Lamb of God Give Us Grace Before Heading Into Oblivion at Sold Out TLA Pop-Up

March 15, 2026 – For more than two decades, Lamb of God has been a colossus of modern metal. The kind of band that now commands stages the size of aircraft carriers. But last night, the Richmond legends staged a rare underplay in Philadelphia to celebrate the release of their new album, Into Oblivion, which dropped on Friday the 13th. The show itself felt like a time machine back to the sweatbox days, back to the chaos, back to when a Lamb of God show meant bodies colliding in tight quarters and everyone leaving with bruises and a grin.

Photos by Matthew Clark @hardwork_photo + Review by @a.j.kinney

The walls of the TLA were sweating before the first riff even landed. That’s what happens when a band built for arenas decides just for one feral Sunday night, to cram itself into a room that feels like a basement compared to where they usually reign. And if you’re an old head like me, the kind who remembers when they were still flying the banner of Burn the Priest, this whole thing felt beautifully wrong in the best way possible.

The room was absolutely packed to capacity. Shoulder to shoulder doesn’t even cover it. The floor churned like a storm surge, circle pits forming and collapsing, bodies launching overhead in nonstop waves of crowd surfers. When the lights dropped, the entire place erupted like a shaken can of gasoline.

Before the headliners took the stage, the crowd was primed and properly brutalized by Fit for an Autopsy. For a band with roots scattered across North Jersey, the gig felt less like an opening slot and more like a hometown throwdown. Their brand of apocalyptic deathcore hit the TLA like a demolition crew, down tuned guitars grinding against blast beats while vocalist Joe Badolato barked sermons that sounded ripped straight from the end of the world.

There’s a certain pride that comes with seeing regional killers level a room like that. Fit For An Autopsy have spent the last decade clawing their way from small clubs to global tours, and watching them decimate a packed Philly crowd felt like watching the local team finally hit the big leagues. Every breakdown triggered another surge in the pit. By the time their set wrapped, the room was already moving like a living organism, restless, hungry, and ready for the main event.

And the monsters arrived.

Lamb of God opened the set swinging hard, ripping straight into “Ruin,” detonating the room instantly. The pit became a spinning cyclone as the band rolled through a setlist that felt like a love letter to longtime fans, deep cuts ( cue “Grace” ) and old-school favorites woven between newer material ( “Parasocial Christ” ). Early chaos arrived with “Laid To Rest,” while the pulverizing groove of “Walk with Me in Hell” turned the crowd into a single, stomping mass.

There was even a moment that felt ripped straight from the early 2000s when the band unleashed the savage throwback “Blood Junkie,” sending longtime fans into a nostalgic frenzy. Later in the set, “11th Hour” landed like a hammer from the past, one of those songs that reminds you just how dangerous the band sounded in their formative years.

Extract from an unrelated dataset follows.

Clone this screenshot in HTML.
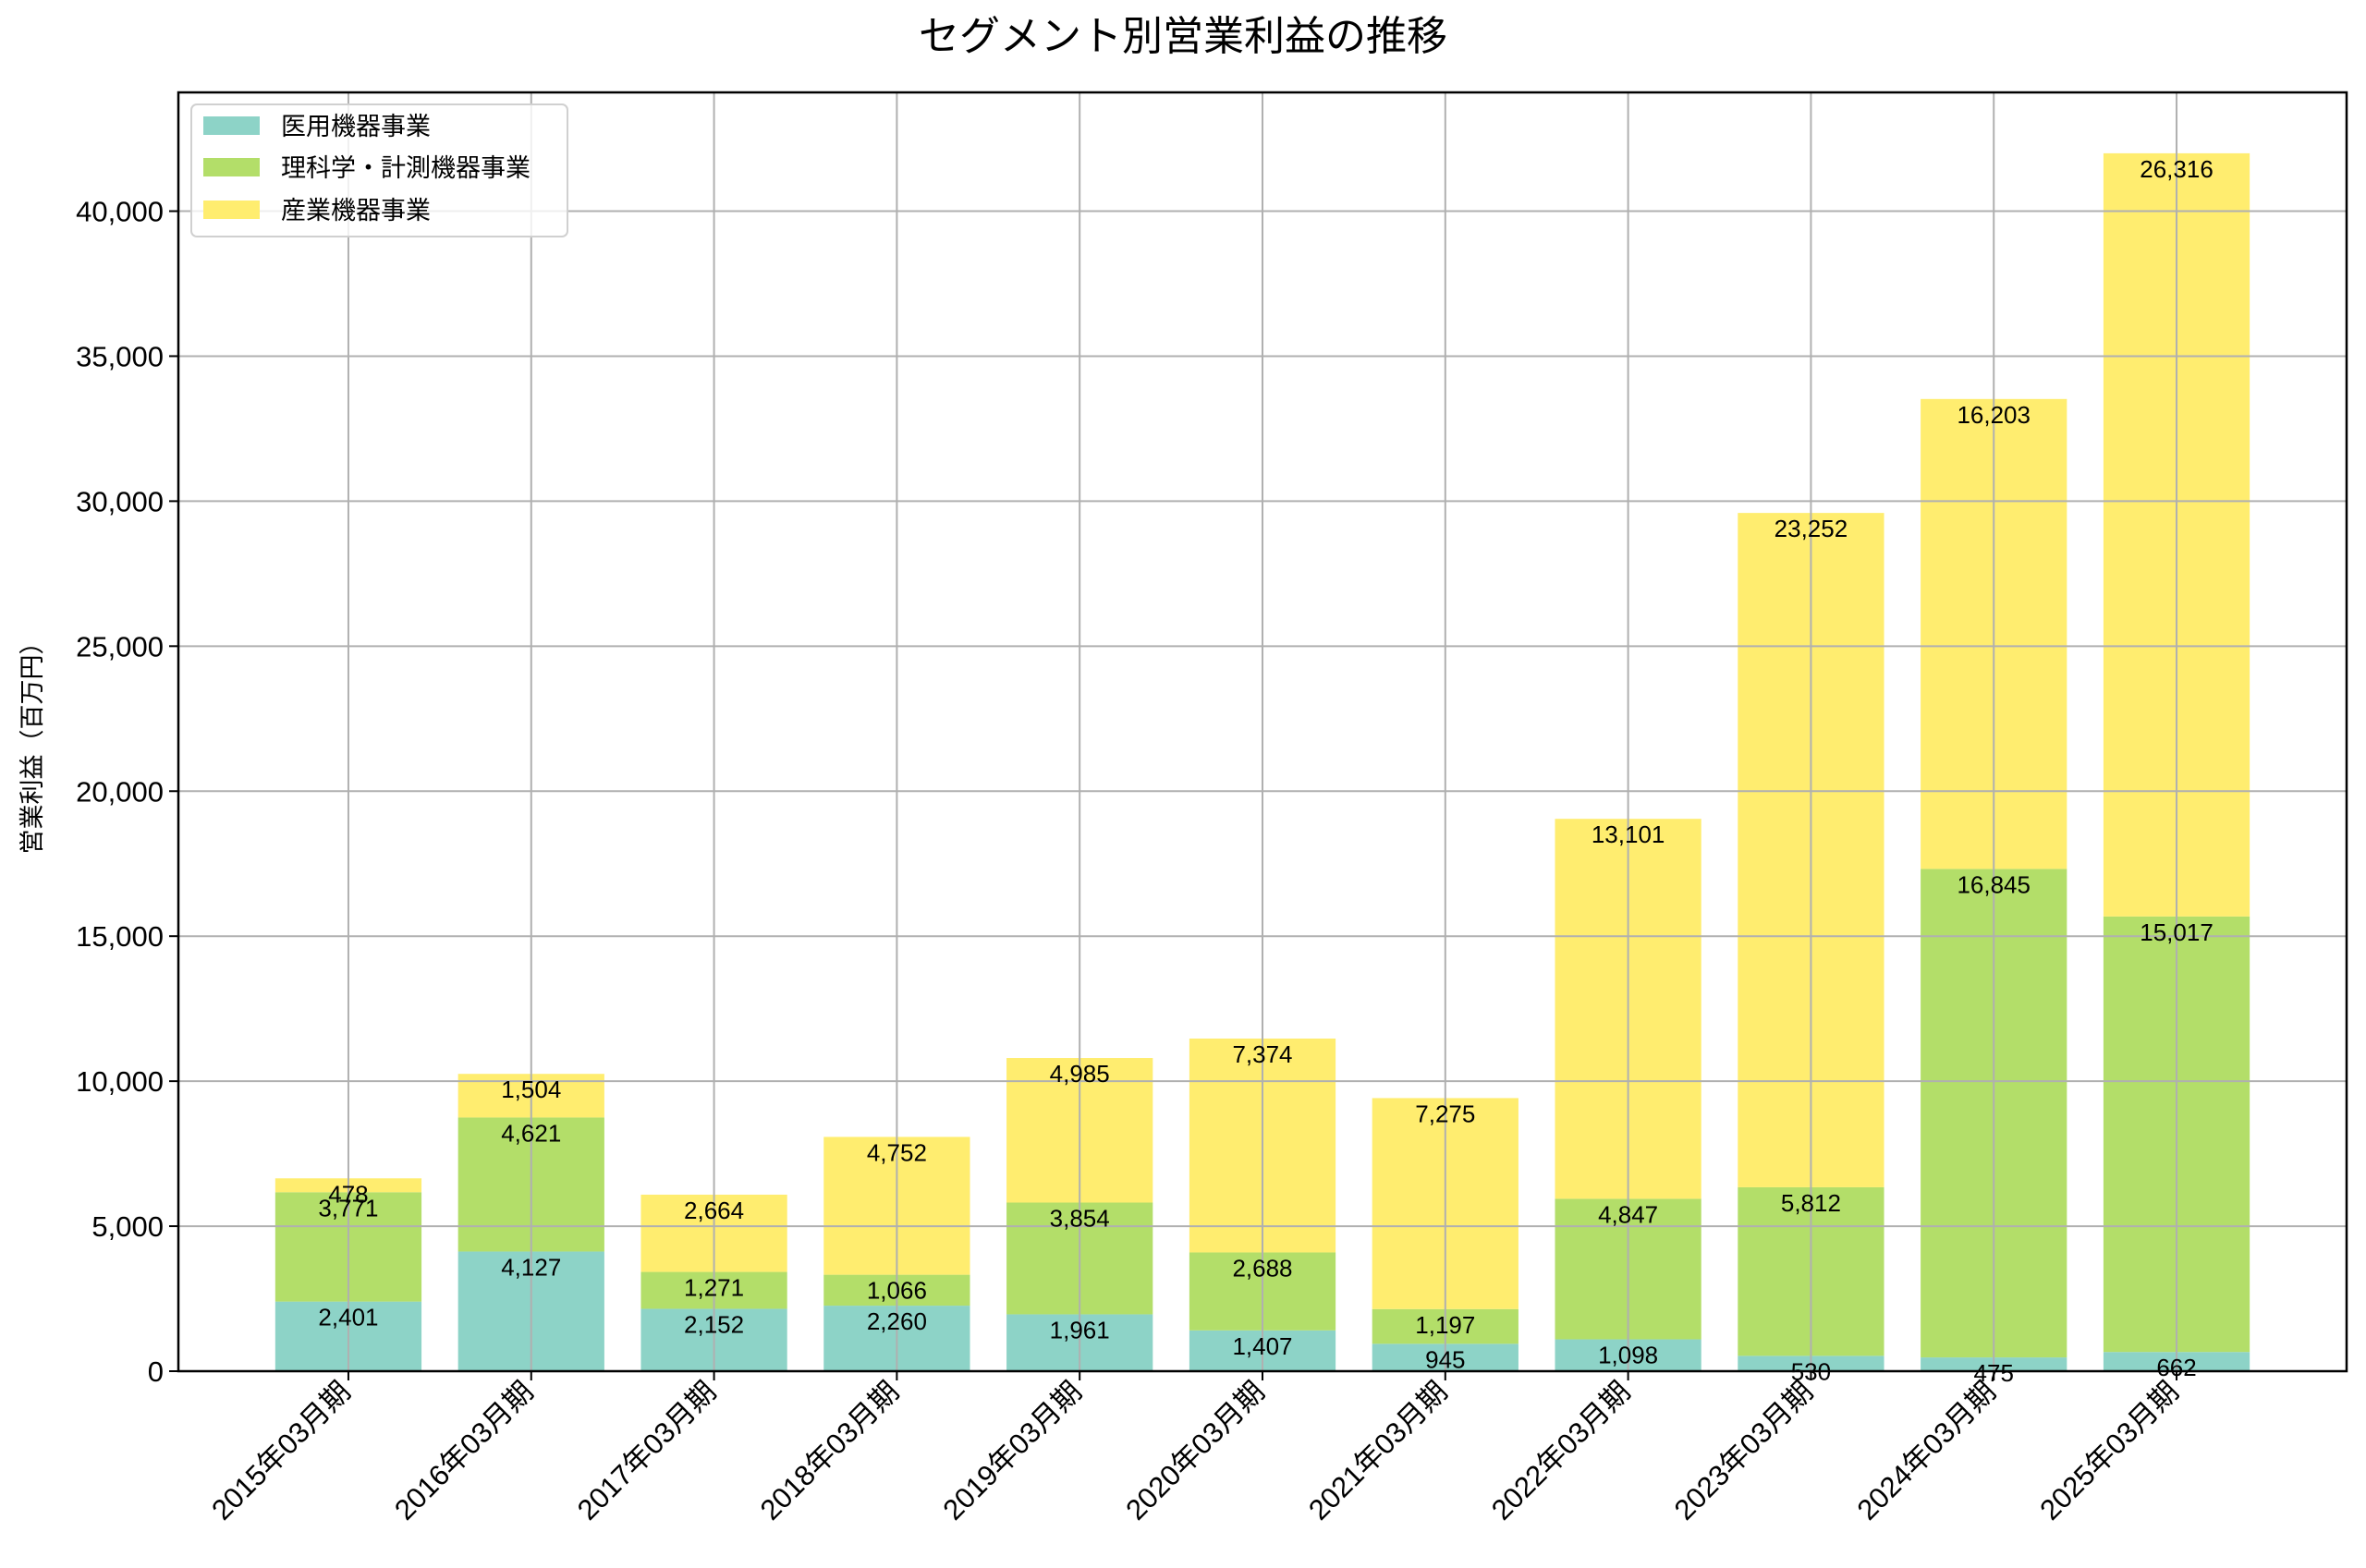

Of course, the new era made its presence known as well. Several tracks from Into Oblivion surfaced during the set, including the title track along with “Parasocial Christ” and “Sepsis,” giving fans their first taste of the band’s latest sonic assault in a live setting. The new material slotted seamlessly into the carnage, proof that Lamb of God hasn’t lost a step while marching deeper into their third decade.

And when the band finally ripped into “Redneck,” the entire venue detonated one final time, a thousand screaming voices echoing off the walls of a room far too small to contain them. It was the kind of night you tell younger fans about years later, “Yeah, I saw Lamb of God in a club once”…

Moments like that don’t come around often. Bands this big don’t squeeze themselves into rooms this small unless there’s something special in the air. And celebrating the release of Into Oblivion with a $15 pop-up show felt like a gift to the faithful.

For those who missed out, and judging by the instant sellout, that’s a lot of people, the good news is the real campaign is just beginning. Lamb of God launches their full North American tour this week, bringing the new album and their arena sized firepower to stages across the continent. One of the closest stops for regional fans will be April 18 at the Santander Arena in Reading, Pennsylvania.

That show will have the lights, the production, and the scale Lamb of God normally travels with. But it won’t have this.